▶ _OBJECTIVE_: Pictures should be excluded; otherwise, copy every entry exactly.

(Figure scripts)
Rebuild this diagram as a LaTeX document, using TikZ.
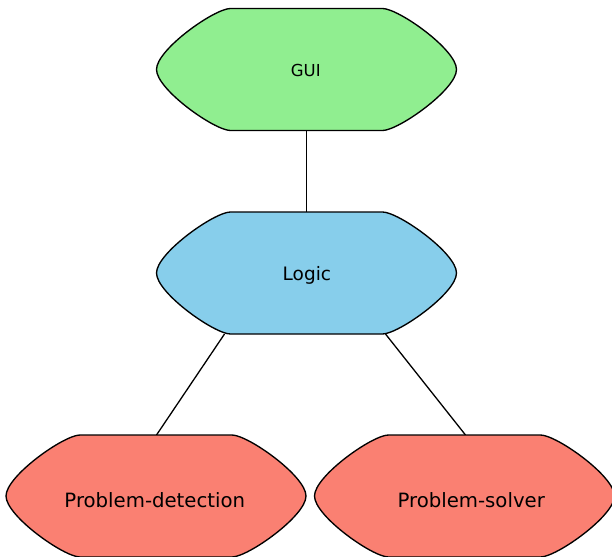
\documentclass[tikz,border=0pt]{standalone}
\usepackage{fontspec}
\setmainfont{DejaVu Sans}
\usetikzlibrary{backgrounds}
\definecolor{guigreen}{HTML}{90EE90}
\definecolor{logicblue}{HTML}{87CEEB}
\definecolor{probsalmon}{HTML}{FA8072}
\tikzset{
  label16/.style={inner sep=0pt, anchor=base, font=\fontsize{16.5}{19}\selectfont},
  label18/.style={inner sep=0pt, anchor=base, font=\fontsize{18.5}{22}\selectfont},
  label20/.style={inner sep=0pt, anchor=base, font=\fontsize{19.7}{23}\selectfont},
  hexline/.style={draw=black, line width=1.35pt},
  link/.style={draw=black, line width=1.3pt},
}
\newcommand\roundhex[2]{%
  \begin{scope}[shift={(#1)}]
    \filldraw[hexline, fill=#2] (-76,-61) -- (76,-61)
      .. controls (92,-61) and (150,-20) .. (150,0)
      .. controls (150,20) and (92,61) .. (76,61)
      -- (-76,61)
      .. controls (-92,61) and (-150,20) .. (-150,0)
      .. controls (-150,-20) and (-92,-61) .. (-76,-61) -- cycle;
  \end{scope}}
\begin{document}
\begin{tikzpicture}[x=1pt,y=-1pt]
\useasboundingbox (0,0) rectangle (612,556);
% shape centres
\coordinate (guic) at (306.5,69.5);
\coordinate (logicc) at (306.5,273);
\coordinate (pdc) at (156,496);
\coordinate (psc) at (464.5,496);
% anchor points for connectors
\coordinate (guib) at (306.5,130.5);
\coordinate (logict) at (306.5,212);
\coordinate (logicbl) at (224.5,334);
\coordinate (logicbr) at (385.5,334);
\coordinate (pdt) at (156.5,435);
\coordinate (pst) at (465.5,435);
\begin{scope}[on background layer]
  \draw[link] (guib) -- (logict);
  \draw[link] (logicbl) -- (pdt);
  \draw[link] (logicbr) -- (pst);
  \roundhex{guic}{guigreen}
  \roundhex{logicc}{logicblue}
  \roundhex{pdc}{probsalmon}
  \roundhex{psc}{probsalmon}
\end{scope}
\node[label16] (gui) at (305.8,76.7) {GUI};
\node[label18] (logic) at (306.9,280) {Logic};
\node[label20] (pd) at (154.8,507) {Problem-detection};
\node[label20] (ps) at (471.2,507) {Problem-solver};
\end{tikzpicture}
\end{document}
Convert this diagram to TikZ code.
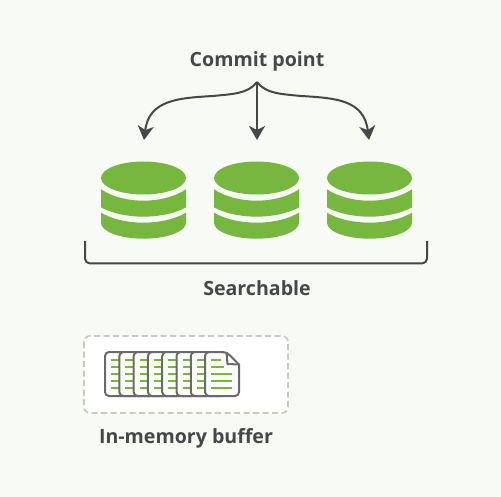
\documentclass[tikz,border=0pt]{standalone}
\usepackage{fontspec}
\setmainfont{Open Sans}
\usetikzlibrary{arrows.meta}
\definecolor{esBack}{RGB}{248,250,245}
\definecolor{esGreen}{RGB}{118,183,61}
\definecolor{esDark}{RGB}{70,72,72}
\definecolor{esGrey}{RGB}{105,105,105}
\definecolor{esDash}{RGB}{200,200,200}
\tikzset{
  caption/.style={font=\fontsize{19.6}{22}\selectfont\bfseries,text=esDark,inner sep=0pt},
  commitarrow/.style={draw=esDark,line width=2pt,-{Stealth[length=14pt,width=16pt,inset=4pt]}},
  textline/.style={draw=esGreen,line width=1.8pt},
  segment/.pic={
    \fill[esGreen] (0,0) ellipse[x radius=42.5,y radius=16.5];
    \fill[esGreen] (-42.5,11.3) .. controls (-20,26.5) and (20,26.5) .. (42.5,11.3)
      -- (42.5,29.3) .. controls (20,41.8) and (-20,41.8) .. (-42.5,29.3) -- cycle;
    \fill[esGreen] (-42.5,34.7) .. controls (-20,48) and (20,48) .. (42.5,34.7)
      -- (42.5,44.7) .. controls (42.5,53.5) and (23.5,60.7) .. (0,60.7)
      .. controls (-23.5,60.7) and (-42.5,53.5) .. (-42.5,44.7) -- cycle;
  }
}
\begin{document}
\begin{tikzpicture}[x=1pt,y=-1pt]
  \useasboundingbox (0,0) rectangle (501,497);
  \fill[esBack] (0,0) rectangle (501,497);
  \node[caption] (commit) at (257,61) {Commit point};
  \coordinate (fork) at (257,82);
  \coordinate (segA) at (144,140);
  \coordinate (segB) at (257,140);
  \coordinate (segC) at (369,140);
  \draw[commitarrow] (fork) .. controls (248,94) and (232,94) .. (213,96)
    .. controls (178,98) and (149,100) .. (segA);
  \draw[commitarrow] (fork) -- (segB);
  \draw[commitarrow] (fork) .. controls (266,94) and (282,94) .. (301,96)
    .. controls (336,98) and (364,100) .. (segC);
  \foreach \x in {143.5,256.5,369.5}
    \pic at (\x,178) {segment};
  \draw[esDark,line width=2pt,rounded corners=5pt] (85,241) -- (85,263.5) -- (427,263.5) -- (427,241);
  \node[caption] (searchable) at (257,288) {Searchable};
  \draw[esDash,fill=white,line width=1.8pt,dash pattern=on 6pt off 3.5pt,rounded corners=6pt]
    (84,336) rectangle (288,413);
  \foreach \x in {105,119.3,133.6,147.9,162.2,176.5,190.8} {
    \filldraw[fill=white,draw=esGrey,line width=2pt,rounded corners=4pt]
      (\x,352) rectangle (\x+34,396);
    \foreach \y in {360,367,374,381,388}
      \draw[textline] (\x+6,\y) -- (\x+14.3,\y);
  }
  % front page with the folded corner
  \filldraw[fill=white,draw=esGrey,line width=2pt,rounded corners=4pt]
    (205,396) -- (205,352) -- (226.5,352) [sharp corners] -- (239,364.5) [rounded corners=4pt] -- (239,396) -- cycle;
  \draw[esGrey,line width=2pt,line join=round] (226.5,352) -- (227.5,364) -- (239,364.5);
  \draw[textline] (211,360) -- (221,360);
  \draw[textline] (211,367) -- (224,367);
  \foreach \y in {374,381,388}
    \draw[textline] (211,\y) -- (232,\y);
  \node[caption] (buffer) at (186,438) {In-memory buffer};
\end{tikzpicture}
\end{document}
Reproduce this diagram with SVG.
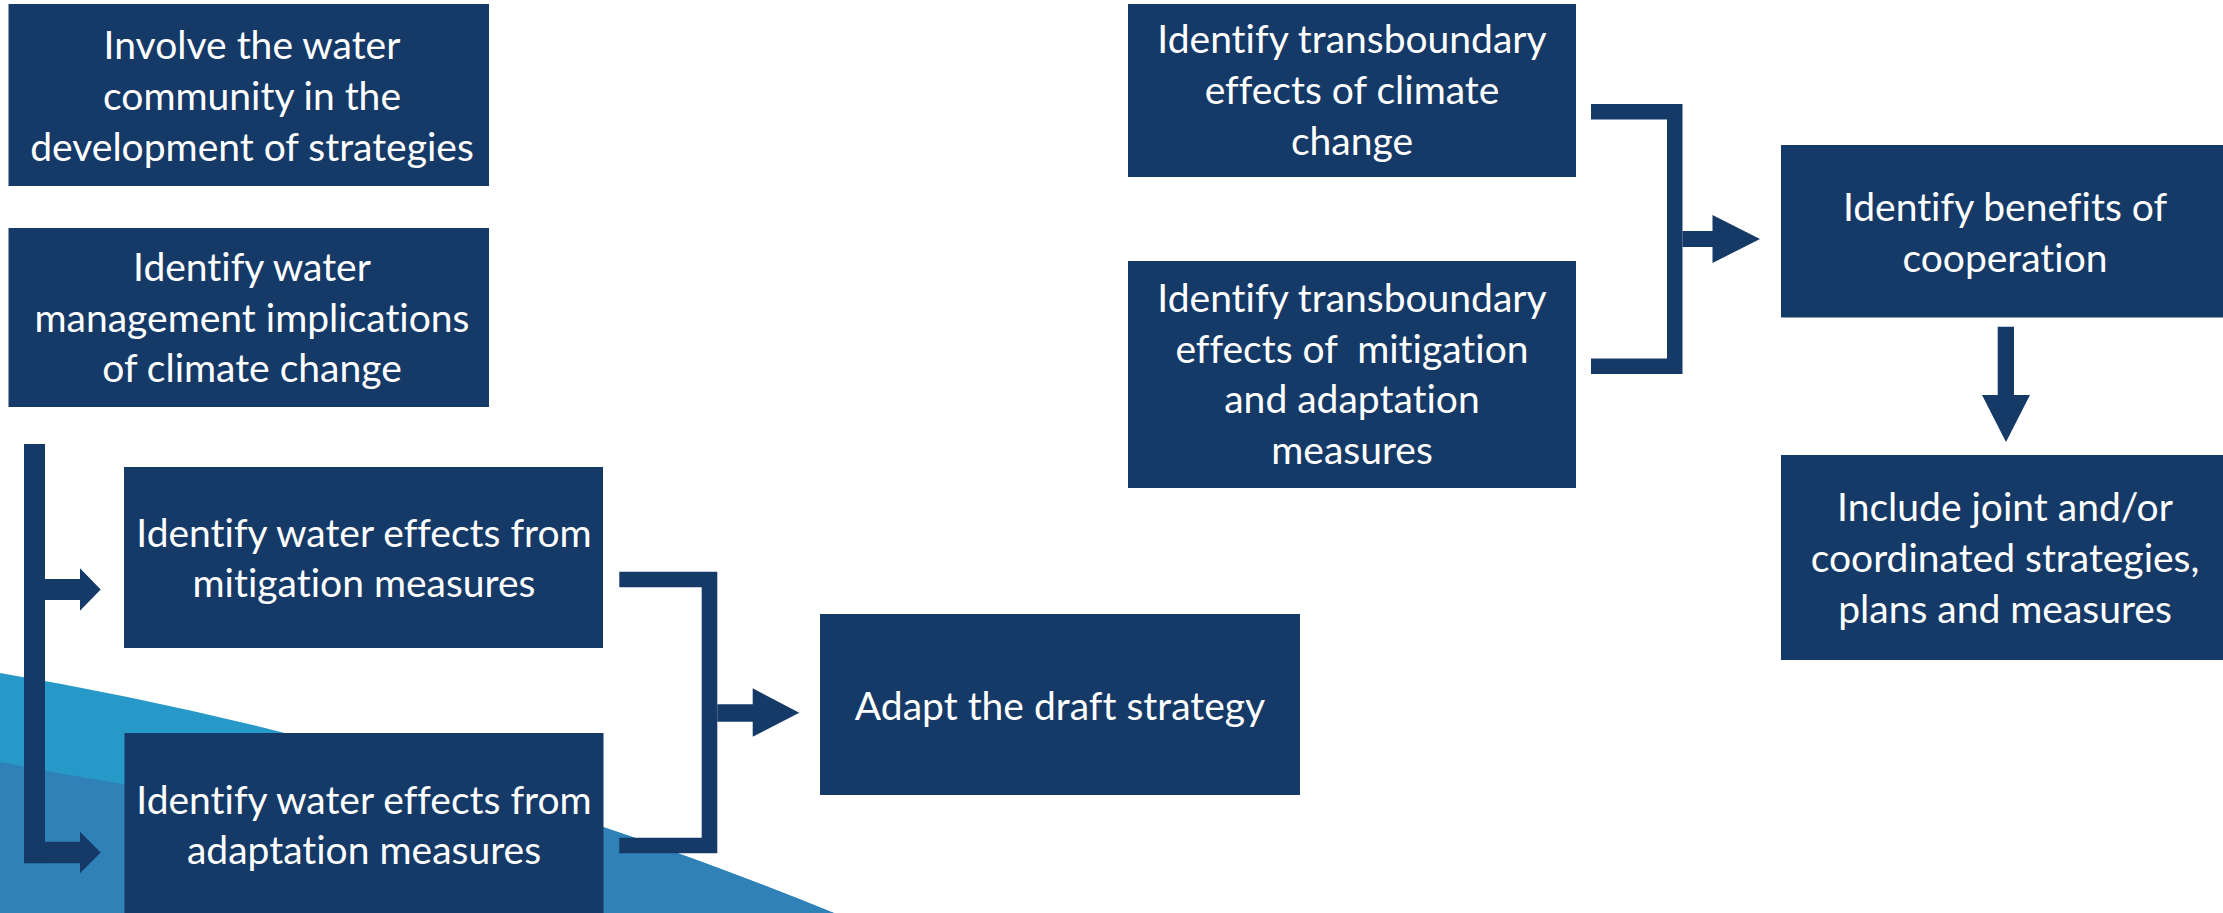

▶ _OUTPUT OF THE EXERCISE_:
Rebuild this diagram as a LaTeX document, using TikZ.
\documentclass[tikz,border=0pt]{standalone}
\usepackage{fontspec}
\setmainfont{DejaVu Sans}
\usetikzlibrary{backgrounds}
\definecolor{guigreen}{HTML}{90EE90}
\definecolor{logicblue}{HTML}{87CEEB}
\definecolor{probsalmon}{HTML}{FA8072}
\tikzset{
  label16/.style={inner sep=0pt, anchor=base, font=\fontsize{16.5}{19}\selectfont},
  label18/.style={inner sep=0pt, anchor=base, font=\fontsize{18.5}{22}\selectfont},
  label20/.style={inner sep=0pt, anchor=base, font=\fontsize{19.7}{23}\selectfont},
  hexline/.style={draw=black, line width=1.35pt},
  link/.style={draw=black, line width=1.3pt},
}
\newcommand\roundhex[2]{%
  \begin{scope}[shift={(#1)}]
    \filldraw[hexline, fill=#2] (-76,-61) -- (76,-61)
      .. controls (92,-61) and (150,-20) .. (150,0)
      .. controls (150,20) and (92,61) .. (76,61)
      -- (-76,61)
      .. controls (-92,61) and (-150,20) .. (-150,0)
      .. controls (-150,-20) and (-92,-61) .. (-76,-61) -- cycle;
  \end{scope}}
\begin{document}
\begin{tikzpicture}[x=1pt,y=-1pt]
\useasboundingbox (0,0) rectangle (612,556);
% shape centres
\coordinate (guic) at (306.5,69.5);
\coordinate (logicc) at (306.5,273);
\coordinate (pdc) at (156,496);
\coordinate (psc) at (464.5,496);
% anchor points for connectors
\coordinate (guib) at (306.5,130.5);
\coordinate (logict) at (306.5,212);
\coordinate (logicbl) at (224.5,334);
\coordinate (logicbr) at (385.5,334);
\coordinate (pdt) at (156.5,435);
\coordinate (pst) at (465.5,435);
\begin{scope}[on background layer]
  \draw[link] (guib) -- (logict);
  \draw[link] (logicbl) -- (pdt);
  \draw[link] (logicbr) -- (pst);
  \roundhex{guic}{guigreen}
  \roundhex{logicc}{logicblue}
  \roundhex{pdc}{probsalmon}
  \roundhex{psc}{probsalmon}
\end{scope}
\node[label16] (gui) at (305.8,76.7) {GUI};
\node[label18] (logic) at (306.9,280) {Logic};
\node[label20] (pd) at (154.8,507) {Problem-detection};
\node[label20] (ps) at (471.2,507) {Problem-solver};
\end{tikzpicture}
\end{document}
Convert this diagram to TikZ code.
\documentclass[tikz,border=0pt]{standalone}
\usepackage{fontspec}
\setmainfont{Open Sans}
\usetikzlibrary{arrows.meta}
\definecolor{esBack}{RGB}{248,250,245}
\definecolor{esGreen}{RGB}{118,183,61}
\definecolor{esDark}{RGB}{70,72,72}
\definecolor{esGrey}{RGB}{105,105,105}
\definecolor{esDash}{RGB}{200,200,200}
\tikzset{
  caption/.style={font=\fontsize{19.6}{22}\selectfont\bfseries,text=esDark,inner sep=0pt},
  commitarrow/.style={draw=esDark,line width=2pt,-{Stealth[length=14pt,width=16pt,inset=4pt]}},
  textline/.style={draw=esGreen,line width=1.8pt},
  segment/.pic={
    \fill[esGreen] (0,0) ellipse[x radius=42.5,y radius=16.5];
    \fill[esGreen] (-42.5,11.3) .. controls (-20,26.5) and (20,26.5) .. (42.5,11.3)
      -- (42.5,29.3) .. controls (20,41.8) and (-20,41.8) .. (-42.5,29.3) -- cycle;
    \fill[esGreen] (-42.5,34.7) .. controls (-20,48) and (20,48) .. (42.5,34.7)
      -- (42.5,44.7) .. controls (42.5,53.5) and (23.5,60.7) .. (0,60.7)
      .. controls (-23.5,60.7) and (-42.5,53.5) .. (-42.5,44.7) -- cycle;
  }
}
\begin{document}
\begin{tikzpicture}[x=1pt,y=-1pt]
  \useasboundingbox (0,0) rectangle (501,497);
  \fill[esBack] (0,0) rectangle (501,497);
  \node[caption] (commit) at (257,61) {Commit point};
  \coordinate (fork) at (257,82);
  \coordinate (segA) at (144,140);
  \coordinate (segB) at (257,140);
  \coordinate (segC) at (369,140);
  \draw[commitarrow] (fork) .. controls (248,94) and (232,94) .. (213,96)
    .. controls (178,98) and (149,100) .. (segA);
  \draw[commitarrow] (fork) -- (segB);
  \draw[commitarrow] (fork) .. controls (266,94) and (282,94) .. (301,96)
    .. controls (336,98) and (364,100) .. (segC);
  \foreach \x in {143.5,256.5,369.5}
    \pic at (\x,178) {segment};
  \draw[esDark,line width=2pt,rounded corners=5pt] (85,241) -- (85,263.5) -- (427,263.5) -- (427,241);
  \node[caption] (searchable) at (257,288) {Searchable};
  \draw[esDash,fill=white,line width=1.8pt,dash pattern=on 6pt off 3.5pt,rounded corners=6pt]
    (84,336) rectangle (288,413);
  \foreach \x in {105,119.3,133.6,147.9,162.2,176.5,190.8} {
    \filldraw[fill=white,draw=esGrey,line width=2pt,rounded corners=4pt]
      (\x,352) rectangle (\x+34,396);
    \foreach \y in {360,367,374,381,388}
      \draw[textline] (\x+6,\y) -- (\x+14.3,\y);
  }
  % front page with the folded corner
  \filldraw[fill=white,draw=esGrey,line width=2pt,rounded corners=4pt]
    (205,396) -- (205,352) -- (226.5,352) [sharp corners] -- (239,364.5) [rounded corners=4pt] -- (239,396) -- cycle;
  \draw[esGrey,line width=2pt,line join=round] (226.5,352) -- (227.5,364) -- (239,364.5);
  \draw[textline] (211,360) -- (221,360);
  \draw[textline] (211,367) -- (224,367);
  \foreach \y in {374,381,388}
    \draw[textline] (211,\y) -- (232,\y);
  \node[caption] (buffer) at (186,438) {In-memory buffer};
\end{tikzpicture}
\end{document}
Reproduce this diagram with SVG.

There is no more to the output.